Picking option {.EDITGROUP.GENNODES}GENERATE gives a choice of methods for creating interior nodes for the model grid. Pick the first method, CLUSTERS, and examine the resulting right hand panel. A0, A1 and A2 are the coefficients in a quadratic relating cluster area to local water depth. With the default values shown, where only A1 is non-zero, cluster area will be linearly proportional to water depth, that is, the Courant number will be approximately uniform throughout the domain. Pick 'Display Clusters' in the right hand panel, then ACCEPT, in order to see how the program then groups squares from the Cartesian grid into clusters whose areas are roughly proportional to water depth (see Figure 3.2). The program then computes the centres of area of all clusters formed, and displays these points, which are the potential locations for interior nodes for the model grid. In this case, using the values chosen, the message at the top of the screen should indicate that about 475 interior nodes have been created. Confirm that these nodes are satisfactory, return to the top menu by repeatedly picking QUIT, and then pick SAVE and FINAL to output a file containing the set of boundary and interior nodes now available for triangulation into a model grid. The resulting file should be identical to file mod.nod in trigrid/demodata and is plotted in Figure 3.3..

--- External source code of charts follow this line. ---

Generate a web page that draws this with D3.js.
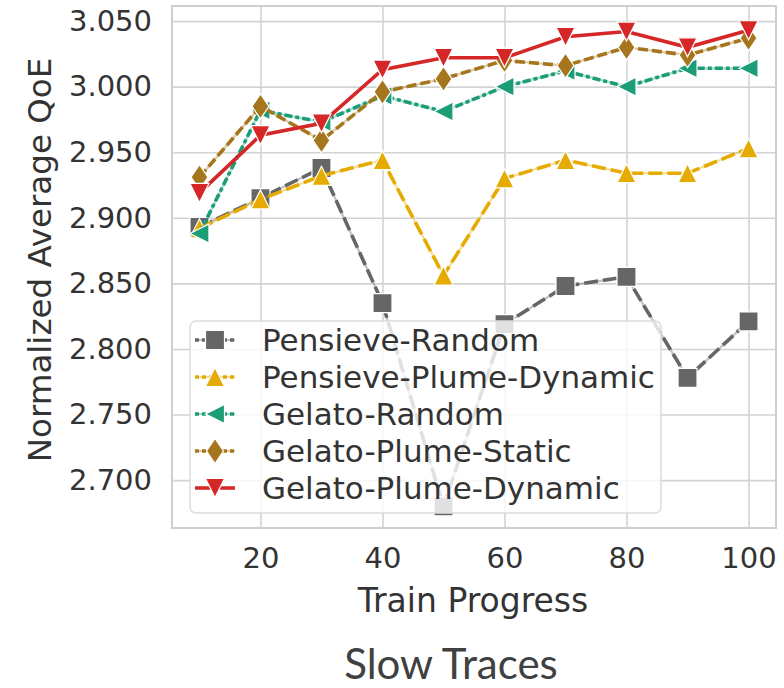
<!DOCTYPE html>
<html>
<head>
<meta charset="utf-8">
<script src="https://cdn.jsdelivr.net/npm/d3@7"></script>
<style>
  html, body { margin: 0; padding: 0; background: #fff; }
  svg { display: block; }
</style>
</head>
<body>
<svg id="chart" width="784" height="688"></svg>
<script>
// Training progress checkpoints (%)
const progress = [10, 20, 30, 40, 50, 60, 70, 80, 90, 100];

// Normalized average QoE per method
const pensieveRandom       = [2.893, 2.915, 2.938, 2.835, 2.680, 2.819, 2.848, 2.855, 2.778, 2.821];
const pensievePlumeDynamic = [2.892, 2.914, 2.932, 2.944, 2.856, 2.930, 2.944, 2.934, 2.934, 2.953];
const gelatoRandom         = [2.888, 2.982, 2.973, 2.993, 2.981, 3.000, 3.012, 3.000, 3.014, 3.014];
const gelatoPlumeStatic    = [2.931, 2.985, 2.959, 2.996, 3.006, 3.020, 3.016, 3.030, 3.024, 3.037];
const gelatoPlumeDynamic   = [2.919, 2.963, 2.972, 3.013, 3.022, 3.022, 3.038, 3.042, 3.030, 3.043];

const seriesNames = ["Pensieve-Random", "Pensieve-Plume-Dynamic", "Gelato-Random",
                     "Gelato-Plume-Static", "Gelato-Plume-Dynamic"];
const seriesValues = [pensieveRandom, pensievePlumeDynamic, gelatoRandom,
                      gelatoPlumeStatic, gelatoPlumeDynamic];

const xTicks = [20, 40, 60, 80, 100];
const yTicks = [2.70, 2.75, 2.80, 2.85, 2.90, 2.95, 3.00, 3.05];

// Per-series styling
const colors  = ["#666666", "#e6ab02", "#1b9e77", "#a6761d", "#d62728"];
const dashes  = ["14,5", "14,5", "8,3,4,3", "10,4", null];
const markers = ["square", "triangleUp", "triangleLeft", "thinDiamond", "triangleDown"];

const svg = d3.select("#chart");
const plot = { left: 172, top: 6, right: 776, bottom: 528 };
const textColor = "#333333";
const font = "'DejaVu Sans', sans-serif";

const x = d3.scaleLinear().domain([5.5, 104.5]).range([plot.left, plot.right]);
const y = d3.scaleLinear().domain([2.6635, 3.0615]).range([plot.bottom, plot.top]);

// Marker outlines, centred on the origin
function markerPath(kind) {
  const p = d3.path();
  const s = 9.5, t = 9.5;
  if (kind === "square") {
    p.rect(-s, -s, 2 * s, 2 * s);
  } else if (kind === "triangleUp") {
    p.moveTo(0, -t); p.lineTo(t, t); p.lineTo(-t, t); p.closePath();
  } else if (kind === "triangleDown") {
    p.moveTo(0, t); p.lineTo(t, -t); p.lineTo(-t, -t); p.closePath();
  } else if (kind === "triangleLeft") {
    p.moveTo(-t, 0); p.lineTo(t, -t); p.lineTo(t, t); p.closePath();
  } else if (kind === "thinDiamond") {
    const h = 12.5, w = 8.5;
    p.moveTo(0, -h); p.lineTo(w, 0); p.lineTo(0, h); p.lineTo(-w, 0); p.closePath();
  }
  return p.toString();
}

// Grid + frame
const grid = svg.append("g");
grid.append("g")
  .attr("transform", `translate(0,${plot.bottom})`)
  .call(d3.axisBottom(x).tickValues(xTicks).tickSize(-(plot.bottom - plot.top)).tickFormat(""))
  .call(g => g.select(".domain").remove())
  .call(g => g.selectAll("line").attr("stroke", "#d3d3d3").attr("stroke-width", 1.6));
grid.append("g")
  .attr("transform", `translate(${plot.left},0)`)
  .call(d3.axisLeft(y).tickValues(yTicks).tickSize(-(plot.right - plot.left)).tickFormat(""))
  .call(g => g.select(".domain").remove())
  .call(g => g.selectAll("line").attr("stroke", "#d3d3d3").attr("stroke-width", 1.6));
svg.append("rect")
  .attr("x", plot.left).attr("y", plot.top)
  .attr("width", plot.right - plot.left).attr("height", plot.bottom - plot.top)
  .attr("fill", "none").attr("stroke", "#cfcfcf").attr("stroke-width", 2);

// Tick labels
const xAxis = svg.append("g")
  .attr("transform", `translate(0,${plot.bottom})`)
  .call(d3.axisBottom(x).tickValues(xTicks).tickSize(0).tickPadding(19).tickFormat(d3.format("d")));
xAxis.select(".domain").remove();
xAxis.selectAll("text").attr("font-family", font).attr("font-size", 29).attr("fill", textColor);

const yAxis = svg.append("g")
  .attr("transform", `translate(${plot.left},0)`)
  .call(d3.axisLeft(y).tickValues(yTicks).tickSize(0).tickPadding(20).tickFormat(d3.format(".3f")));
yAxis.select(".domain").remove();
yAxis.selectAll("text").attr("font-family", font).attr("font-size", 29).attr("fill", textColor);

// Axis titles
svg.append("text")
  .attr("x", 473).attr("y", 611.5)
  .attr("text-anchor", "middle")
  .attr("font-family", font).attr("font-size", 33).attr("fill", textColor)
  .text("Train Progress");
svg.append("text")
  .attr("transform", "translate(51,260) rotate(-90)")
  .attr("text-anchor", "middle")
  .attr("font-family", font).attr("font-size", 32.5).attr("fill", textColor)
  .text("Normalized Average QoE");

// Series
const line = d3.line().x((d, i) => x(progress[i])).y(d => y(d));
seriesValues.forEach((vals, k) => {
  const g = svg.append("g");
  if (dashes[k]) {
    g.append("path").attr("d", line(vals))
      .attr("fill", "none").attr("stroke", colors[k]).attr("stroke-opacity", 0.4)
      .attr("stroke-width", 2.2);
  }
  g.append("path").attr("d", line(vals))
    .attr("fill", "none").attr("stroke", colors[k]).attr("stroke-width", 3.6)
    .attr("stroke-dasharray", dashes[k]);
  g.selectAll("path.mk").data(vals).join("path")
    .attr("class", "mk")
    .attr("transform", (d, i) => `translate(${x(progress[i])},${y(d)})`)
    .attr("d", markerPath(markers[k]))
    .attr("fill", colors[k]).attr("stroke", "#fff").attr("stroke-width", 1.2);
});

// Legend
const legend = svg.append("g").attr("transform", "translate(190,321)");
legend.append("rect")
  .attr("width", 471).attr("height", 192).attr("rx", 6)
  .attr("fill", "#fff").attr("fill-opacity", 0.8)
  .attr("stroke", "#dcdcdc").attr("stroke-width", 1.5);
seriesNames.forEach((name, k) => {
  const row = legend.append("g").attr("transform", `translate(0,${19 + k * 37})`);
  if (dashes[k]) {
    row.append("line").attr("x1", 5).attr("x2", 45)
      .attr("stroke", colors[k]).attr("stroke-opacity", 0.4).attr("stroke-width", 2.2);
  }
  row.append("line").attr("x1", 5).attr("x2", 45)
    .attr("stroke", colors[k]).attr("stroke-width", 3.6)
    .attr("stroke-dasharray", dashes[k] ? "4,3" : null);
  row.append("path").attr("transform", "translate(25,0)")
    .attr("d", markerPath(markers[k]))
    .attr("fill", colors[k]).attr("stroke", "#fff").attr("stroke-width", 1.2);
  row.append("text").attr("x", 72).attr("dy", "0.36em")
    .attr("font-family", font).attr("font-size", 31).attr("fill", textColor)
    .text(name);
});

// Caption
svg.append("text")
  .attr("x", 451).attr("y", 679)
  .attr("text-anchor", "middle")
  .attr("font-family", "Lato, 'Open Sans', sans-serif").attr("font-size", 42).attr("fill", "#404040")
  .text("Slow Traces");
</script>
</body>
</html>
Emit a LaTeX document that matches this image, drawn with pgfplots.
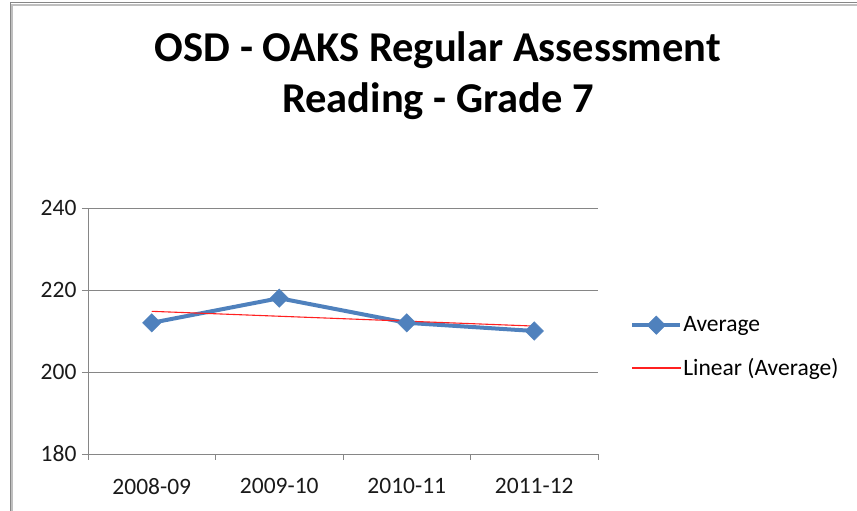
\documentclass[border=0pt]{standalone}
\usepackage{pgfplots}
\pgfplotsset{compat=1.18}
\usepackage{fontspec}
\setmainfont{Carlito}
\definecolor{xlblue}{HTML}{4F81BD}
\definecolor{gridgray}{HTML}{868686}
\definecolor{txt}{HTML}{1A1A1A}
\definecolor{trendred}{HTML}{FF2020}
\begin{document}
\begin{tikzpicture}
\useasboundingbox (0pt,0pt) rectangle (857pt,511pt);
\fill[white] (0pt,0pt) rectangle (857pt,511pt);
% frame (top and left visible)
\draw[line width=2pt, color=black!25] (12pt,0pt) -- (12pt,506pt) -- (857pt,506pt);
\draw[line width=1pt, color=gridgray] (10pt,0pt) -- (10pt,508pt) -- (857pt,508pt);
% title
\node[font=\fontsize{42.5}{51}\selectfont\bfseries, text=black, align=center] at (438pt,435pt) {OSD - OAKS Regular Assessment\\Reading - Grade 7};
\begin{axis}[
  at={(88pt,57pt)}, anchor=south west,
  scale only axis, width=510pt, height=246pt,
  xmin=0.5, xmax=4.5, ymin=180, ymax=240,
  xtick={1,2,3,4},
  xticklabels={2008-09,2009-10,2010-11,2011-12},
  major x tick style={draw=none},
  minor xtick={0.5,1.5,2.5,3.5,4.5},
  minor tick length=6pt,
  ytick={180,200,220,240},
  major tick length=6pt,
  tick align=outside,
  ymajorgrids,
  grid style={gridgray, line width=0.8pt},
  axis x line*=bottom, axis y line*=left,
  axis line style={gridgray, line width=0.8pt, -},
  tick style={gridgray, line width=0.8pt},
  ticklabel style={font=\fontsize{23.5}{26}\selectfont, text=txt},
  /pgf/number format/assume math mode=true,
  xticklabel style={yshift=-15pt},
  yticklabel style={xshift=-2pt},
  legend style={at={(1.063,0.435)}, anchor=west, fill=none, draw=none,
    font=\fontsize{23.5}{26}\selectfont,
    row sep=23pt, inner sep=0pt,
    nodes={inner sep=1pt}},
  legend cell align=left,
  legend image code/.code={\draw[mark repeat=2,mark phase=2,#1] plot coordinates {(0pt,0pt)(24pt,0pt)(48pt,0pt)};},
  clip=false,
]
\addplot[color=xlblue, line width=4pt, mark=square*, mark size=6.5pt, mark options={rotate=45, line width=0.5pt, fill=xlblue, draw=xlblue}]
  coordinates {(1,212) (2,218) (3,212) (4,210)};
\addlegendentry{Average}
\addplot[color=trendred, draw=trendred, line width=1.1pt, no marks,
  legend image code/.code={\fill[trendred] (0pt,-0.6pt) rectangle (48pt,0.6pt);}]
  coordinates {(1,214.8) (4,211.2)};
\addlegendentry{Linear (Average)}
\end{axis}
\end{tikzpicture}
\end{document}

It is evident that the process of forming Cartesian grids and creating interior nodes by forming clusters can be carried out quite quickly after a little practice. This means that when tackling an entirely new problem, it is quite practicable to try many different choices of grid resolution and cluster parameters, until a satisfactory set of nodes is obtained. As will be discussed later, the model domain can be subdivided into polygons and interior nodes can be created for each polygon in turn, using individual Cartesian grids and different choices of mesh parameters, with the result that very flexible control over generation of interior nodes can be exercised. In fact, by using different 'depth' grids at different stages, the spacing of interior nodes and hence element size can be geared to different scalar fields in different parts of the domain.